Sheffield is also the only office outside Whitehall carrying out high-level policy functions. A Government report from 2010 tells us why that matters. It said:

“power and career opportunities will only truly move out of London when significant parts of the core policy departments are moved.”

That is exactly what we already have in Sheffield and what we put at risk with this decision.

The Sheffield office could become the eyes and ears of the northern resurgence. Instead, we will have a centralised BIS, alongside a Department for Communities and Local Government with a northern powerhouse Minister whose entire staff is based in London, and a Treasury producing its template devolution deals exclusively from London, with no understanding of the geographical and socioeconomic challenges.

That gets to the heart of the reasons why moving civil servants out of London is a decades-old mantra: cost and perspective. The Smith report, which I just mentioned, wanted to move civil servants out of London to

“bring government closer to the people”

and “stimulate economic vibrancy”. The report was hardly groundbreaking; in fact, it was based on decades of movement away from Whitehall—something the Minister’s colleagues are encouraging as part of the March Budget. The Ministry of Justice has announced a large-scale move away from London, and the DFE is waxing lyrical about its regional base and is looking to expand it further. That is because doing that is cheaper, and having powerful civil servants in other regions can only be a good thing.

In trying to justify this decision, the Minister will no doubt be adamant that the plan will continue the existing arrangement, with more of her civil servants outside London than in it. Even ignoring the importance of policy-making clout, the leaked report that has been referenced today has revealed that even that argument does not hold water: all the jobs under threat are distinctly regional, including those in places such as Lancaster, Cardiff and Bristol, to name just a few.

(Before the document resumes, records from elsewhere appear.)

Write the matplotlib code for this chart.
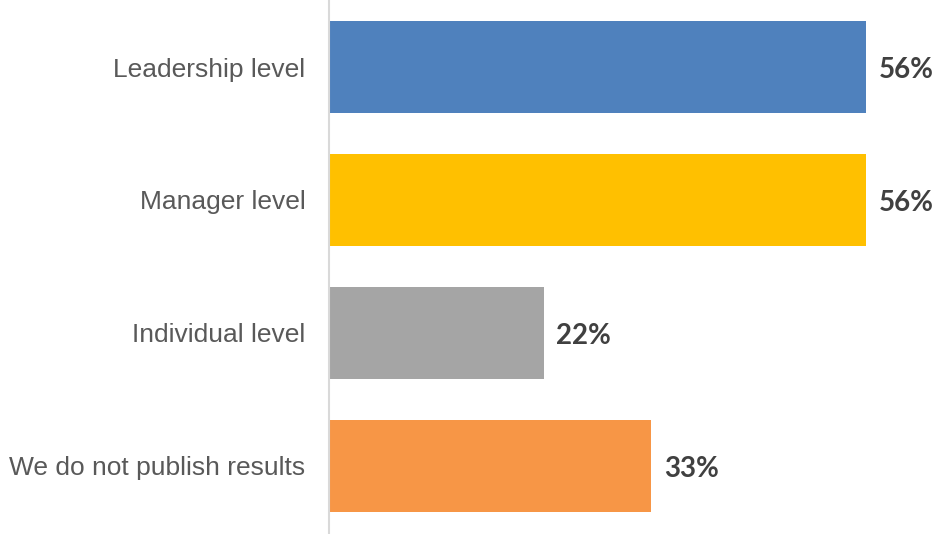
import matplotlib
matplotlib.use("Agg")
import matplotlib.pyplot as plt

# data (5/9, 5/9, 2/9, 3/9 of respondents)
categories = ["Leadership level", "Manager level", "Individual level", "We do not publish results"]
values = [55.56, 55.56, 22.22, 33.33]
labels = ["56%", "56%", "22%", "33%"]
colors = ["#4f81bd", "#ffc000", "#a5a5a5", "#f79646"]

W, H = 941, 534
fig = plt.figure(figsize=(W / 100, H / 100), dpi=100)
ax = fig.add_axes([329 / W, 1 - 532.5 / H, 612 / W, 532 / H])

ypos = list(range(len(categories)))
ax.barh(ypos, values, height=0.69, color=colors)
ax.set_ylim(3.5, -0.5)
ax.set_xlim(0, 612 / (537 / 55.56))

for y, v, lab in zip(ypos, values, labels):
    ax.text(v + 1.3, y + 0.02, lab, va="center", ha="left", fontsize=20,
            fontweight="bold", family="Lato", color="#404040")

ax.set_yticks(ypos)
ax.set_yticklabels(categories, fontsize=19, family="Liberation Sans", color="#595959")
ax.tick_params(axis="y", length=0, pad=17)
ax.set_xticks([])
for s in ["top", "right", "bottom"]:
    ax.spines[s].set_visible(False)
ax.spines["left"].set_color("#d9d9d9")
ax.spines["left"].set_linewidth(1.5)

fig.savefig("out.png", dpi=100)
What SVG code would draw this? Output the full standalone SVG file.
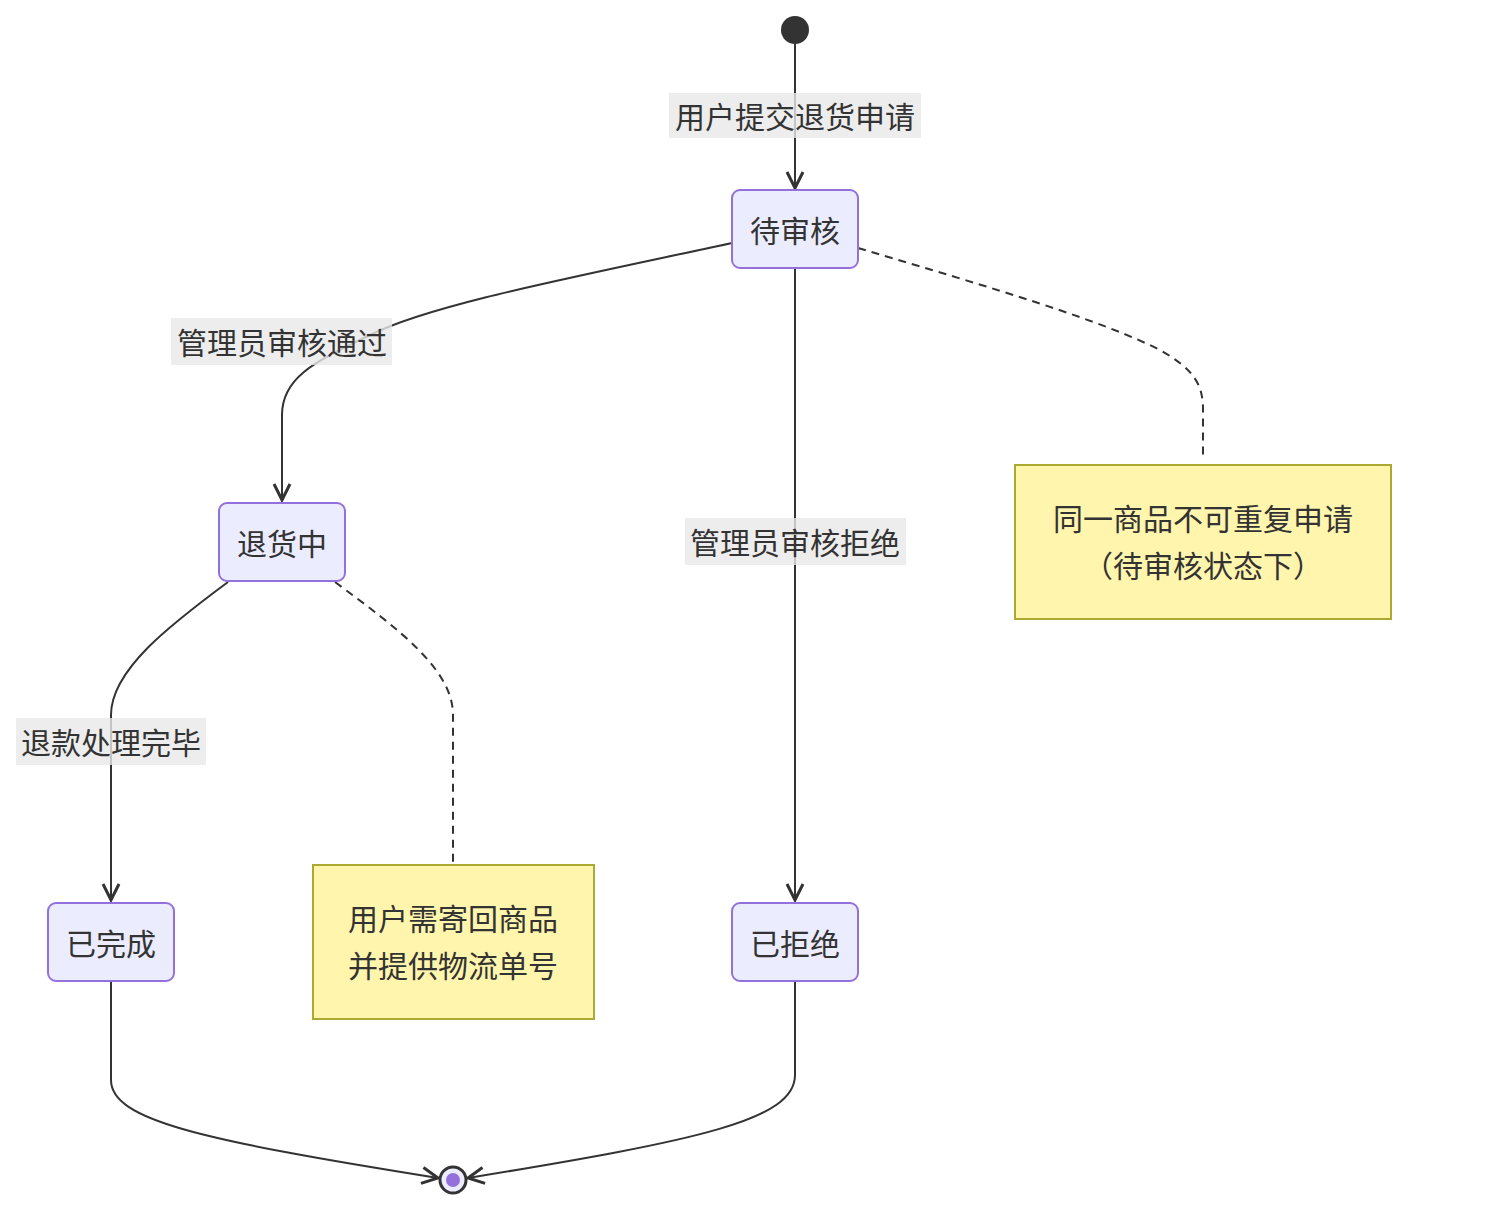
<svg xmlns="http://www.w3.org/2000/svg" width="1492" height="1224" viewBox="0 0 1492 1224">
<style>
.n{fill:#ECECFF;stroke:#9370DB;stroke-width:2}
.note{fill:#FFF5AD;stroke:#AAAA33;stroke-width:2}
.t{font-family:"Noto Sans CJK SC","Noto Sans",sans-serif;font-size:30px;fill:#333;text-anchor:middle;dominant-baseline:central}
.e{fill:none;stroke:#333;stroke-width:2}
.d{fill:none;stroke:#333;stroke-width:2;stroke-dasharray:8 6}
.lb{fill:#E8E8E8;opacity:0.8}
</style>
<defs>
<marker id="a" viewBox="0 0 20 20" refX="18" refY="10" markerWidth="20" markerHeight="20" markerUnits="userSpaceOnUse" orient="auto">
<path d="M2,2 L18,10 L2,18" fill="none" stroke="#333" stroke-width="3"/>
</marker>
</defs>
<rect width="1492" height="1224" fill="#fff"/>
<g id="edges">
<path class="e" d="M795,44 V188" marker-end="url(#a)"/>
<path class="e" d="M732,243 C560,280 430,305 370,335 C320,360 282,375 282,415 V500" marker-end="url(#a)"/>
<path class="e" d="M795,268 V900" marker-end="url(#a)"/>
<path class="d" d="M858,248 C1000,290 1100,320 1160,350 C1195,370 1203,385 1203,410 V460"/>
<path class="e" d="M228,582 C170,625 111,670 111,715 V900" marker-end="url(#a)"/>
<path class="d" d="M335,582 C400,630 453,670 453,715 V862"/>
<path class="e" d="M111,981 V1080 C111,1120 200,1140 438,1178" marker-end="url(#a)"/>
<path class="e" d="M795,981 V1075 C795,1120 700,1140 468,1178" marker-end="url(#a)"/>
<rect class="lb" x="669" y="93" width="252" height="45"/><text class="t" x="795" y="115">用户提交退货申请</text>
<rect class="lb" x="171" y="318" width="221" height="47"/><text class="t" x="282" y="341">管理员审核通过</text>
<rect class="lb" x="685" y="518" width="221" height="47"/><text class="t" x="795" y="541">管理员审核拒绝</text>
<rect class="lb" x="16" y="718" width="190" height="47"/><text class="t" x="111" y="741">退款处理完毕</text>
</g>
<g id="start"><circle cx="795" cy="30" r="14" fill="#333"/></g>
<g id="pending"><rect class="n" x="732" y="190" width="126" height="78" rx="8"/><text class="t" x="795" y="229">待审核</text></g>
<g id="returning"><rect class="n" x="219" y="503" width="126" height="78" rx="8"/><text class="t" x="282" y="542">退货中</text></g>
<g id="done"><rect class="n" x="48" y="903" width="126" height="78" rx="8"/><text class="t" x="111" y="942">已完成</text></g>
<g id="rejected"><rect class="n" x="732" y="903" width="126" height="78" rx="8"/><text class="t" x="795" y="942">已拒绝</text></g>
<g id="note1"><rect class="note" x="1015" y="465" width="376" height="154"/><text class="t" x="1203" y="517">同一商品不可重复申请</text><text class="t" x="1203" y="564">（待审核状态下）</text></g>
<g id="note2"><rect class="note" x="313" y="865" width="281" height="154"/><text class="t" x="453" y="917">用户需寄回商品</text><text class="t" x="453" y="964">并提供物流单号</text></g>
<g id="end"><circle cx="453" cy="1180" r="13" fill="#ECECFF" stroke="#333" stroke-width="3"/><circle cx="453" cy="1180" r="7" fill="#9370DB"/></g>
</svg>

The Skills Funding Agency, with its vast majority of regional staff, who are working hard to deliver the Government’s apprenticeship target, is set to be slashed. The UK Commission for Employment and Skills, which has been doing vital work in getting to the bottom of the slow-burning productivity crisis, is set to go entirely. Rotherham, a town where public sector jobs act as ballast, will be left counting the cost. The entire “BIS 2020”plan looks like a perverse counter to the northern and regional powerhouse agenda: slash jobs in the regions, take no account of the importance of local economies and centralise the Department’s work in London.

If hon. Members think I am leaping to conclusions about the way in which BIS HQ in Whitehall instinctively adopts a London-centric approach that is totally at odds with the devolution of power to a northern powerhouse, they can look at the details of a seminar given to BIS employees early last year by McKinsey and Company—the same company that authored the report into this restructuring. An item on the agenda, which I and other hon. Members have seen, read

“how can London ensure it outstrips rival cities”,

This is the same city whose infrastructure spending is more than every other UK city’s combined, at £45 billion.

BIS’s mission statement says the Department will achieve its objectives by having the

“right people, in the right place, at the right time”.

How on earth does this strategy achieve that stated aim? The Minister and senior officials may not appreciate it, but there is a reason why an idea that few of their colleagues sign up to, that damages the northern powerhouse and that costs the taxpayer money is not such a good idea.

I urge the Minister to use the end of the consultation to think again. She should think about what message these proposals send and what damage they do, and she should put a halt to this decision, which will reverse a decades-long progressive trend of moving civil servants out of London.